"""

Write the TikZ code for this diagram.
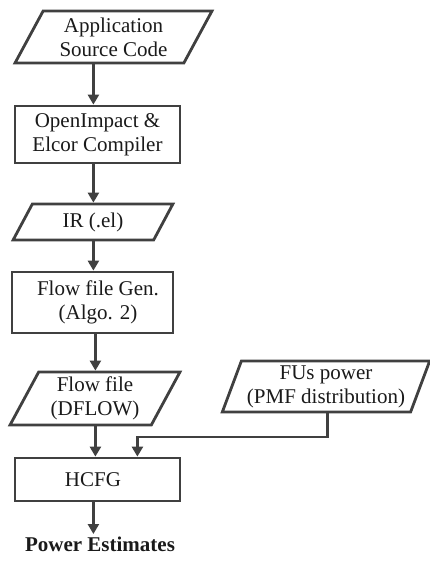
\documentclass[tikz,border=0pt]{standalone}
\usepackage{fontspec}
\setmainfont{Liberation Serif}
\usetikzlibrary{shapes.geometric,arrows.meta}
\definecolor{edge}{HTML}{404040}
\definecolor{ink}{HTML}{1A1A1A}
\tikzset{
  txt/.style={font=\fontsize{21}{24}\selectfont, text=ink, align=center},
  procbox/.style={txt, draw=edge, line width=2.8pt, rectangle, inner sep=1pt, fill=white},
  databox/.style={txt, draw=edge, line width=2.8pt, trapezium, trapezium stretches=true, inner sep=1pt, fill=white},
  arr/.style={draw=edge, line width=2.8pt, -{Triangle[width=11pt,length=10pt]}}
}
\begin{document}
\begin{tikzpicture}[x=1pt,y=-1pt]
\useasboundingbox (0,0) rectangle (430,562);
% nodes
\node[databox, trapezium left angle=61.7, trapezium right angle=118.3,
      minimum width=197pt, minimum height=52pt] (src) at (113.5,37) {Application\\Source Code};
\node[procbox, minimum width=165pt, minimum height=57pt] (comp) at (97.5,134.5) {OpenImpact \&\\Elcor Compiler};
\node[databox, trapezium left angle=64.7, trapezium right angle=115.3,
      minimum width=160pt, minimum height=36pt] (ir) at (93,222) {IR (.el)};
\node[procbox, minimum width=161pt, minimum height=61pt] (gen) at (92.5,302.5) {\hspace*{11pt}Flow file Gen.\\\hspace*{11pt}(Algo. 2)};
\node[databox, trapezium left angle=63, trapezium right angle=117,
      minimum width=170pt, minimum height=53pt] (flow) at (95,398.5) {Flow file\\(DFLOW)};
\node[databox, trapezium left angle=67.8, trapezium right angle=112.2,
      minimum width=208pt, minimum height=51pt] (fu) at (326,386.5) {FUs power\\(PMF distribution)};
\node[procbox, minimum width=165pt, minimum height=43pt] (hcfg) at (97.5,479.5) {\hspace*{-9pt}HCFG};
\node[txt, font=\fontsize{21}{24}\selectfont\bfseries, anchor=north, inner sep=3pt] (pe) at (100,534) {Power Estimates};
% helper x positions
\coordinate (xa) at (93.4,0);
\coordinate (xb) at (95.4,0);
\coordinate (xc) at (93.4,0);
\coordinate (fuout) at (327.4,412);
\coordinate (hin) at (137.4,0);
% connectors
\draw[arr] (src.south -| xa) -- (comp.north -| xa);
\draw[arr] (comp.south -| xa) -- (ir.north -| xa);
\draw[arr] (ir.south -| xa) -- (gen.north -| xa);
\draw[arr] (gen.south -| xb) -- (flow.north -| xb);
\draw[arr] (flow.south -| xb) -- (hcfg.north -| xb);
\draw[arr] (fuout) -- ++(0,25) -| (hcfg.north -| hin);
\draw[arr] (hcfg.south -| xc) -- (pe.north -| xc);
\end{tikzpicture}
\end{document}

"""

» SHORT EXERCISE: Write out each line of the data exactly; the images should be left out.

» EXERCISE RESPONSE:
Write the TikZ code for this diagram.
\documentclass[tikz,border=0pt]{standalone}
\usepackage{fontspec}
\setmainfont{Liberation Serif}
\usetikzlibrary{shapes.geometric,arrows.meta}
\definecolor{edge}{HTML}{404040}
\definecolor{ink}{HTML}{1A1A1A}
\tikzset{
  txt/.style={font=\fontsize{21}{24}\selectfont, text=ink, align=center},
  procbox/.style={txt, draw=edge, line width=2.8pt, rectangle, inner sep=1pt, fill=white},
  databox/.style={txt, draw=edge, line width=2.8pt, trapezium, trapezium stretches=true, inner sep=1pt, fill=white},
  arr/.style={draw=edge, line width=2.8pt, -{Triangle[width=11pt,length=10pt]}}
}
\begin{document}
\begin{tikzpicture}[x=1pt,y=-1pt]
\useasboundingbox (0,0) rectangle (430,562);
% nodes
\node[databox, trapezium left angle=61.7, trapezium right angle=118.3,
      minimum width=197pt, minimum height=52pt] (src) at (113.5,37) {Application\\Source Code};
\node[procbox, minimum width=165pt, minimum height=57pt] (comp) at (97.5,134.5) {OpenImpact \&\\Elcor Compiler};
\node[databox, trapezium left angle=64.7, trapezium right angle=115.3,
      minimum width=160pt, minimum height=36pt] (ir) at (93,222) {IR (.el)};
\node[procbox, minimum width=161pt, minimum height=61pt] (gen) at (92.5,302.5) {\hspace*{11pt}Flow file Gen.\\\hspace*{11pt}(Algo. 2)};
\node[databox, trapezium left angle=63, trapezium right angle=117,
      minimum width=170pt, minimum height=53pt] (flow) at (95,398.5) {Flow file\\(DFLOW)};
\node[databox, trapezium left angle=67.8, trapezium right angle=112.2,
      minimum width=208pt, minimum height=51pt] (fu) at (326,386.5) {FUs power\\(PMF distribution)};
\node[procbox, minimum width=165pt, minimum height=43pt] (hcfg) at (97.5,479.5) {\hspace*{-9pt}HCFG};
\node[txt, font=\fontsize{21}{24}\selectfont\bfseries, anchor=north, inner sep=3pt] (pe) at (100,534) {Power Estimates};
% helper x positions
\coordinate (xa) at (93.4,0);
\coordinate (xb) at (95.4,0);
\coordinate (xc) at (93.4,0);
\coordinate (fuout) at (327.4,412);
\coordinate (hin) at (137.4,0);
% connectors
\draw[arr] (src.south -| xa) -- (comp.north -| xa);
\draw[arr] (comp.south -| xa) -- (ir.north -| xa);
\draw[arr] (ir.south -| xa) -- (gen.north -| xa);
\draw[arr] (gen.south -| xb) -- (flow.north -| xb);
\draw[arr] (flow.south -| xb) -- (hcfg.north -| xb);
\draw[arr] (fuout) -- ++(0,25) -| (hcfg.north -| hin);
\draw[arr] (hcfg.south -| xc) -- (pe.north -| xc);
\end{tikzpicture}
\end{document}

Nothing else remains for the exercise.